Connie Diekman, director of nutrition at Washington University in St. Louis, points out that "nutritional needs vary" from person to person. "Some foods are high in nutrients and calories but they add significantly to healthy eating — meat, cheese or olive oil for example," she says.

Jackie Newgent, a New York-based culinary and nutrition communications consultant, suggests it's difficult to know where to draw the line with categories. "There are far too many variables," she says. "For instance, where would something like dark chocolate fit? It's packed with antioxidants, yet not ones that'll show up on a nutrition facts food label."

Will Labels Make a Difference?

Even if a classification system were agreed upon, many question the added value of yet another nutritional label. Newgent explains: "People generally already know what's more healthful and less healthful and … consumers still choose to purchase items based mainly on taste … People know that 10 grapes are a better choice than 10 cookies."

And Lisa Katic, a nutrition consultant for the Grocery Manufacturer's of America and the Snack Foods Association in Washington, D.C., says consumers may actually be confused by another layer to existing food labels.

Many in the food industry are reluctant to use additional labels, and experts wonder if companies might manipulate the protocol by fortifying otherwise unhealthy foods with vitamins and minerals.

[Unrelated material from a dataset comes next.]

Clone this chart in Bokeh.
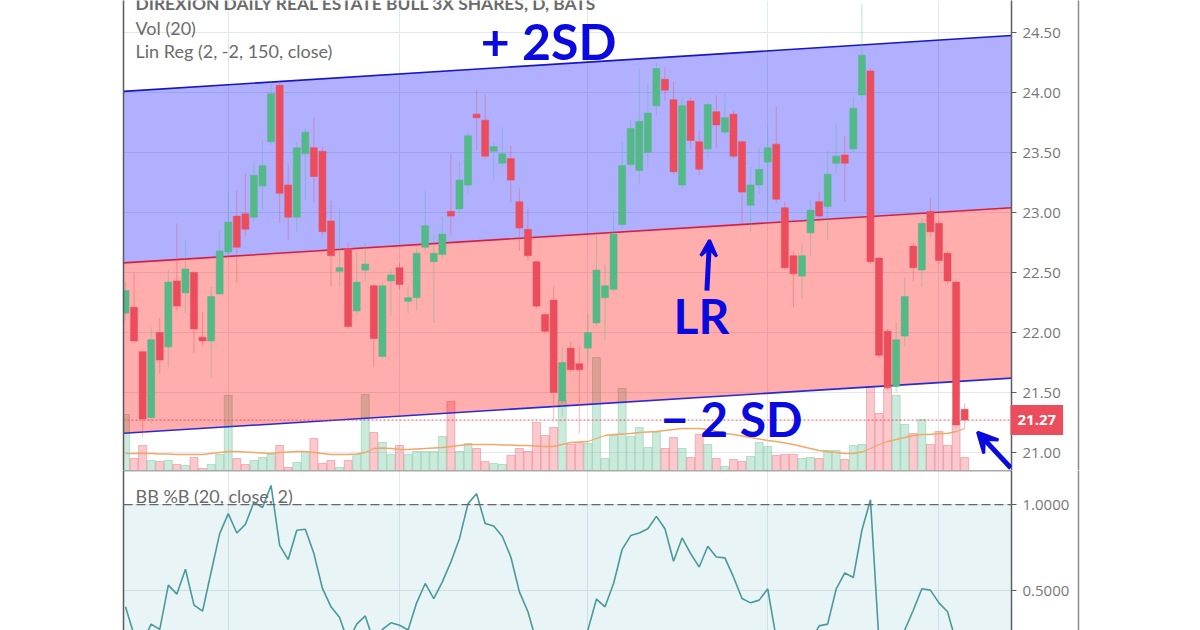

"Might Hostess, for example, fortify Twinkies with added vitamins and narrowly avoid the Scarlet J?" asks Arthur Greenwald, Studio City, Calif.-based media consultant who works with bariatric surgeons. "Would higher-end treats such as Godiva Chocolates or imported fois gras lobby for a special gourmet-quality exemption?"

Still, Jacobson believes the primary benefit of an added label is that it is "symbolic, rather than detailed numbers. … A lot of people don't use [the nutrition facts labels], partly because [they are] complicated. They have been useful, but haven't had as great an impact as many of us wished."

Big Brother in the Kitchen?

A number of critics argue the labeling system underestimates the ability of Americans to make their own dietary choices.

"This is pushing the envelope, acting like people don't know which foods should be consumed in moderation," says Katic. "The industry is very committed to give consumers more choices. [We] think the key is education and helping people meet a balanced diet."

David Lineback, director of the Joint Institute for Food Safety and Applied Nutrition at the University of Maryland in College Park, argues "the proposal being made is a disservice to and an excuse from taking personal responsibility for one's eating habits."

Adds Newgent, "I want my handful of potato chips every now and then. I can't imagine feeling like my hand is being slapped every time I want a few."

While Katz acknowledges the potential downsides of labeling, he says he's"not trying to be anybody's nanny. … Giving people nutrition info they can use is empowering, then they can take personal responsibility."